Bertha Urdang Gallery

By comparison, the recent video installations of the Israeli artist Esti Schur achieve less through more. She is one of a number of artists who have come to video as a means of realizing ideas generated through involvement in other art forms—in her case, dance. Translated/Translocated is a nine-minute, three-channel black and white videotape presented on three monitors. Monitor three (on the left) reveals a close-up image of the body of a dancer—back muscles, limbs, filling the screen. The figure is attempting to “translate” what Schur calls “directive sounds” from the tape on monitor one (on the right)—a pigeon trainer on a rooftop who screams, whistles and claps “signals” to produce varying flight patterns in his birds. In the center monitor, tape two provides a medium shot of the same dancer in a studio; here he acrobatically performs on an orthogonally lined floor in front of two monitors showing the pigeon signal tape. As Schur writes in her diagrammed notes, “the performer consciously aims to transform the language from tape one into a corresponding choreography.”
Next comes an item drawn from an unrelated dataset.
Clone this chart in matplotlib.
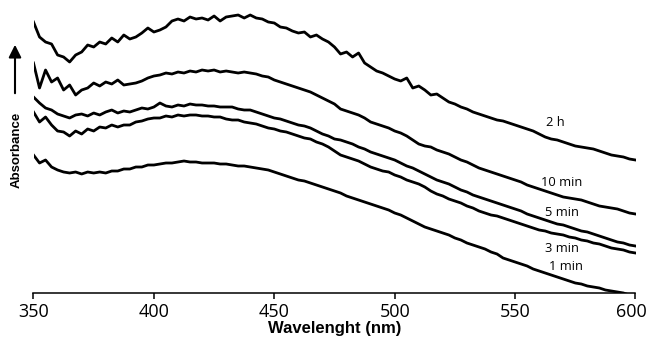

The idea of presenting a comparative study of birds’ flight and a dancer’s kinesthetic response to the same signals might be intriguing (the ballet master to Louis XIV, Pierre Beauchamps, developed his choreographic ideas by observing the groupings of pigeons landing in a garret). But there is redundancy in Shur’s system (the close-up tape three provides little additional insight into the process) and the multichannel choreography of the installation as a whole seems to overproduce a rather academic perceptual speculation.
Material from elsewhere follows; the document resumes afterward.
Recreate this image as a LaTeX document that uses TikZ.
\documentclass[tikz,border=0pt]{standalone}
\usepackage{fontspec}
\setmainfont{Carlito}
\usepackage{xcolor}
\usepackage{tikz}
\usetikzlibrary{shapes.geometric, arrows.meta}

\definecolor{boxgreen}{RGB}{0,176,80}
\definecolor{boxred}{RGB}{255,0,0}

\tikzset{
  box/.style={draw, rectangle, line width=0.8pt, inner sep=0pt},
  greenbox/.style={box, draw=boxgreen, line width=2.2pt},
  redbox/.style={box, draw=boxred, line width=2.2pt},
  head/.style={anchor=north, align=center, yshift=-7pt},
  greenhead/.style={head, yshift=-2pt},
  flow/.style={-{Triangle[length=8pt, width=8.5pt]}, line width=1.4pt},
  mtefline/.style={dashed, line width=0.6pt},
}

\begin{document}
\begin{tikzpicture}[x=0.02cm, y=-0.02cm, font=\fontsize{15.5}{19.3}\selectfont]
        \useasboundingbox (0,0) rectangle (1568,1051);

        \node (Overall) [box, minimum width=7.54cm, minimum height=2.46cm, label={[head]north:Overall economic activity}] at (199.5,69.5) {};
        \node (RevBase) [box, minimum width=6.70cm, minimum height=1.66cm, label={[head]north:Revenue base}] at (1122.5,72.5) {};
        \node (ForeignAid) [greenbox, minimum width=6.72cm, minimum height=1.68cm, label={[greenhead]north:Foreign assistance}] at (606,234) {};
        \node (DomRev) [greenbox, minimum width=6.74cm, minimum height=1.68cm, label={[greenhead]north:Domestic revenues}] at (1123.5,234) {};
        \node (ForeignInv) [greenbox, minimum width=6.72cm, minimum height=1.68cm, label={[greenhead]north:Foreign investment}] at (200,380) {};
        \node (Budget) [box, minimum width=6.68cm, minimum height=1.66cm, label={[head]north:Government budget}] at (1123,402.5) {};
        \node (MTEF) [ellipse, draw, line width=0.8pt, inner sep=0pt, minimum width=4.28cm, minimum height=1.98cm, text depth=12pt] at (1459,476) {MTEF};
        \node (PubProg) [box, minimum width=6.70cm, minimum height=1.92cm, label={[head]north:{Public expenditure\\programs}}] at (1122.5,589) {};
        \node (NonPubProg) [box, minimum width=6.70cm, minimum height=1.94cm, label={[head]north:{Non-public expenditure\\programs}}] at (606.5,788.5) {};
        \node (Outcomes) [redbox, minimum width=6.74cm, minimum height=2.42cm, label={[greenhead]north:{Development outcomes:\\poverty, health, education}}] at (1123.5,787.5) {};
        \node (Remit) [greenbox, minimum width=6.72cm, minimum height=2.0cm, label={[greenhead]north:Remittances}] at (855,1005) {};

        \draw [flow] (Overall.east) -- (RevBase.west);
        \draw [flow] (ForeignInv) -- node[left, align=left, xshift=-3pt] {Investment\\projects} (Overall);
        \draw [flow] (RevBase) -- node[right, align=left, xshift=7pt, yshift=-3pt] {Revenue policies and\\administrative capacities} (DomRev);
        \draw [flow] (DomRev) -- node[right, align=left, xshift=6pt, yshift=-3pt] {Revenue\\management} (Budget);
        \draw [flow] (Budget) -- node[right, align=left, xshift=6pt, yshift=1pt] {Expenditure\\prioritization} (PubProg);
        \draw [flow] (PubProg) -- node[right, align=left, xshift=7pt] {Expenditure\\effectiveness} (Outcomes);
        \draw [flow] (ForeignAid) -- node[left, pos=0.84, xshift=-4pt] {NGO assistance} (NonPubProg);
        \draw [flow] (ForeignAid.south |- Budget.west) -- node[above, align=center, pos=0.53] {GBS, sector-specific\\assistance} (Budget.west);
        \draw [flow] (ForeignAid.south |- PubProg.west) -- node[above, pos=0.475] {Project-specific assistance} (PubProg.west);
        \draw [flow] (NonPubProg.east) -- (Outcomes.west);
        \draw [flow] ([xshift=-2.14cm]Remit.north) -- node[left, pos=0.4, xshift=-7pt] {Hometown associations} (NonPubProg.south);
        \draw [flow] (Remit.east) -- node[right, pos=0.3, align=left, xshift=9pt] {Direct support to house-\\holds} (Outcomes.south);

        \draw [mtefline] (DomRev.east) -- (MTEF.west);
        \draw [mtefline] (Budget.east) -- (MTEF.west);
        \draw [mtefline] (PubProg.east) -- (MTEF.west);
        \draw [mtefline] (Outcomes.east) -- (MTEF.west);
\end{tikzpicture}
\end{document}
Schur’s other piece, Perspective Video, was more astonishing, having less to do, however, with any expression of the video medium than the physical design and rigging of the installation. Through an entranceway one saw a metal encasement of two angled monitors suspended in midair by cables rooted to the room’s corners, floor and ceiling. The convergences of the cables and sloping sides of the metal encasement effect a three-dimensional reconstruction of a flat perspective drawing of the same solid form (similar in approach to the wooden relief constructions of John Okulick). On the screens of these trussed monitors identical tapes present an out-the-windshield view of a drive down a city street. The monitors are installed inverted, on their sides, with converging lines superimposed on their images; this diagrams the perspective of the scene on the flat screens. The installation, which is a fully dimensional perspective mock-up, thereby dramatizes the spatial distortion of a flat perspective drawing which is, in turn, diagrammatically rendered by the video images on the flat monitor screens.

Schur’s installation proposes an intellectual game with rules founded on the discrepancy between perspectival logic and empirical spatial perception. Becoming ensnared in her puzzle may be entertaining, but its conception is unremarkable, if not, by now, commonplace. One wishes that she had discovered a less trivial use of the video medium itself to advance her aims. Intriguing as it was, the stagecraft of the installation only made one more conscious of a missing central vision with strength to support such apparatus. By carrying her investigations beyond perceptual problems to the political (post-formalist) choices they imply, Schur might well have uncovered a more richly ambiguous Duchampian correlative of anti-illusionism. The narrow retinal parameters of Perspective Video could well have given way to a newly imagined “Video Drawn and Quartered.”